Another was the Bruce Turnip Lifter invented by James Bruce of Little Keithock, Brechin. It was a successful machine. The following extracts highlight its development:
“Young Brechin farmer’s turnip lifter (Brechin advertiser, 26 June 1956)
A turnip-lifter and dresser invented by a young Brechin framer has won, subject to a practical test, one of the silver medals awarded by the Royal Highland and Agricultural Society for new implements.
The young farmer, Mr James M. Bruce, Little Keithock, first thought of a machine that would put an end to the back-breaking job of “pullin’ neeps” in 1951. Next year he built himself a machine and tried it out. Then the firm of Foundry Foundry Ltd, took an interest in his ideas and produced the production model in time for general sale last season. Now the firm have well over 100 orders for the machine, which can “top and tail” about eight acres of turnips a day.
Mr Brown is now working on another machine-it is “secret” meantime-that will help to bring still more automation to the farming industry.”
“Another invention by farmer’s son (Kirriemuir free press, 21 April 1960)
Loading attachment for turnip lifter
Farmer’s son, James Bruce, of Little Keithock, Brechin, who is equally at home in an engineering workshop, has invented another machine to help on the land.
Mr Bruce, whio is 28, spends much of his spare time in his well-equipped workshop in the steading of the 90 acre farm.
One of his earliest productions was a turnip lifter, and he has now invented a loading attachment to make the complete operation mechanical.
His turnip lifter, which tops and tails the needs, was patented and put into production by a Forfar firm. He has also patented his loader.
A conveyor belt lifts the turnips into a bogie, and the lifter with loading attachment speeds up normal harvesting ten times.

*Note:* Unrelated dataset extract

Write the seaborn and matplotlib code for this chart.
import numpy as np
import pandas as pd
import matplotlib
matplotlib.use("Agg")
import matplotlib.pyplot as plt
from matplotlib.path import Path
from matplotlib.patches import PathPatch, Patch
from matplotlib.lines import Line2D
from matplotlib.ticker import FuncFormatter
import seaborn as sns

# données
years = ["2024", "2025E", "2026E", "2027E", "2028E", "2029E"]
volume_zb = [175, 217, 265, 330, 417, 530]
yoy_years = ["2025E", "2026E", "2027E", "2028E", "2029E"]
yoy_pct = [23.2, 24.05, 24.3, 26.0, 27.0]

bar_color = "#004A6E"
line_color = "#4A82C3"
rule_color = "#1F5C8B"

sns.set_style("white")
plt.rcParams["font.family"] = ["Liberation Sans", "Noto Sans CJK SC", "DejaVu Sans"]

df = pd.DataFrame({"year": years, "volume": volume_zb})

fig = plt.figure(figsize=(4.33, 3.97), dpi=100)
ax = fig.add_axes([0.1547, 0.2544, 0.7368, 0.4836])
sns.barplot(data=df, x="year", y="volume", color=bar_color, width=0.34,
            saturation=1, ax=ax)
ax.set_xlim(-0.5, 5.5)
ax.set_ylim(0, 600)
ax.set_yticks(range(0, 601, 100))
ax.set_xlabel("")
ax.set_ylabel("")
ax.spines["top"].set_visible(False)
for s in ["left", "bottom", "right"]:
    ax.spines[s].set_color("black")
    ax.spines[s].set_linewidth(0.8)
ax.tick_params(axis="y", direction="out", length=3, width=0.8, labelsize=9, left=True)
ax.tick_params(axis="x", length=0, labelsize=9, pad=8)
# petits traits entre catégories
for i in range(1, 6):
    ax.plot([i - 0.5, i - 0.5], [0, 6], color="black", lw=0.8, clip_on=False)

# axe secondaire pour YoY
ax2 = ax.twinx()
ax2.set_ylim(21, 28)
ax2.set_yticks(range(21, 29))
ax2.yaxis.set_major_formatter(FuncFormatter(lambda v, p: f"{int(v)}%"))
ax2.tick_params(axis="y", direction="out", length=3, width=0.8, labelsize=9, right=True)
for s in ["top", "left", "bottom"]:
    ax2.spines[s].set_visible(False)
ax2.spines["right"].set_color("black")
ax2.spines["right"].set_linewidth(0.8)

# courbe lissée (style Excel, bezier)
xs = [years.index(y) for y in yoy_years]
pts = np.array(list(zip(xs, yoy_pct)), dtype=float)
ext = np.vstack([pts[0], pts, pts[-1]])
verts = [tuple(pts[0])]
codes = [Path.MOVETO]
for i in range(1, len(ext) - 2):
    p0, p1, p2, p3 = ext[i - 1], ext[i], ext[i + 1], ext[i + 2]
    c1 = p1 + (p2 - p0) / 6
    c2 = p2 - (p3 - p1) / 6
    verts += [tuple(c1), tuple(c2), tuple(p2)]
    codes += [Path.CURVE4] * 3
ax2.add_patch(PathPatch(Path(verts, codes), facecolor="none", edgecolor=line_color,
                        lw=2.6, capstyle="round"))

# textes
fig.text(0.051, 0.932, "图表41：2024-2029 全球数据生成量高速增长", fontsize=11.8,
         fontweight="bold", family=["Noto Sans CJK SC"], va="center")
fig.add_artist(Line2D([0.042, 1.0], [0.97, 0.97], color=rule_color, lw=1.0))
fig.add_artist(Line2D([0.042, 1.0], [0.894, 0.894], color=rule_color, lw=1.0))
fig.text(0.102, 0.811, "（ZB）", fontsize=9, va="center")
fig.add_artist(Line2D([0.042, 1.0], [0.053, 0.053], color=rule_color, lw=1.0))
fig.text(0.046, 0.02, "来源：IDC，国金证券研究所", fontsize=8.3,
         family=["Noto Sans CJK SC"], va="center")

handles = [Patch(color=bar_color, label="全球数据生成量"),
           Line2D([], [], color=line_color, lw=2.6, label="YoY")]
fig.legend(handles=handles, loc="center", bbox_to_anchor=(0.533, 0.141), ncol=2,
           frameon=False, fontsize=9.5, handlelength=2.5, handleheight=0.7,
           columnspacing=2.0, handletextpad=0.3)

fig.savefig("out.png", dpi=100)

It can handle four acres a day.
The loading attachment costs about £90, bringing the cost of the complete unit to about £220.

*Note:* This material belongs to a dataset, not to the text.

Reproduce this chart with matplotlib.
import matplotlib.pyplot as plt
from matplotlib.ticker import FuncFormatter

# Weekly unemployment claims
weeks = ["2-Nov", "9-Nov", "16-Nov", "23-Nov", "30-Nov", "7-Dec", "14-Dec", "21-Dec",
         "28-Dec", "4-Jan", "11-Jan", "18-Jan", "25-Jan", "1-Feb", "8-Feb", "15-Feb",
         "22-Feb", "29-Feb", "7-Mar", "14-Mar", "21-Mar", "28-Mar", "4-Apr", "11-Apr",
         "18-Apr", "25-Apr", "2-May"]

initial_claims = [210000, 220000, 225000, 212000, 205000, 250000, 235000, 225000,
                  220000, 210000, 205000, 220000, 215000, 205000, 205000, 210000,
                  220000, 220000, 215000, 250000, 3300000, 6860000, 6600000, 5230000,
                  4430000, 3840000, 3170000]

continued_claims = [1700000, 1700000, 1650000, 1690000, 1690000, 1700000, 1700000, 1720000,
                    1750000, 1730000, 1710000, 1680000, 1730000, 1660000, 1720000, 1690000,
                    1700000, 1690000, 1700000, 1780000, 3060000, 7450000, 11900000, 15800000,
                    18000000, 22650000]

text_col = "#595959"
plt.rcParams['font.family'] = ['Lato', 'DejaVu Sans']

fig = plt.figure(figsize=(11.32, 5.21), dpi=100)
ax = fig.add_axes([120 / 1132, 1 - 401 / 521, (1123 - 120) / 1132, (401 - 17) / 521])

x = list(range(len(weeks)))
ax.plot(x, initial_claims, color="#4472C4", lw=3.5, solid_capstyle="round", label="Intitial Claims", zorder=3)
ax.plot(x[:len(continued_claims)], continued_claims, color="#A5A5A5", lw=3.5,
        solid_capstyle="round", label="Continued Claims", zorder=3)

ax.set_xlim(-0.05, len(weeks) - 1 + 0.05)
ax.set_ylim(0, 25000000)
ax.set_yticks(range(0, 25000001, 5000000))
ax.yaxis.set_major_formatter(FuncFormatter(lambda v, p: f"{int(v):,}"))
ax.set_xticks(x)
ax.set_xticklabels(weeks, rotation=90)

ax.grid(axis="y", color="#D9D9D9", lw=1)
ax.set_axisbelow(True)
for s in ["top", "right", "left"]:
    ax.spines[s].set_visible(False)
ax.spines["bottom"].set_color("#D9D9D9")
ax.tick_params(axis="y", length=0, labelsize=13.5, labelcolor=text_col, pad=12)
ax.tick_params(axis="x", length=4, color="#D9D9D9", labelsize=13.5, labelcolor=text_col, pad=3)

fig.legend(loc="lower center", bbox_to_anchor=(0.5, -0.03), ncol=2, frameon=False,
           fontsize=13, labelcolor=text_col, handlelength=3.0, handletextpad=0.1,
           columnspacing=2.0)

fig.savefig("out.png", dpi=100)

The loader has taken Mr Bruce four years of spare-time work to perfect.”
In the early 1960s there were second hand machines advertised for sale at displenishing sales as well as implement and machinery dealers such as Cumming & Dempster, Banchory, Reekie Engineering, Forfar, and Neil Ross (Tractors) Ltd, Kaurencekirk.
The photo was taken at the Strathnairn Vintage Rally.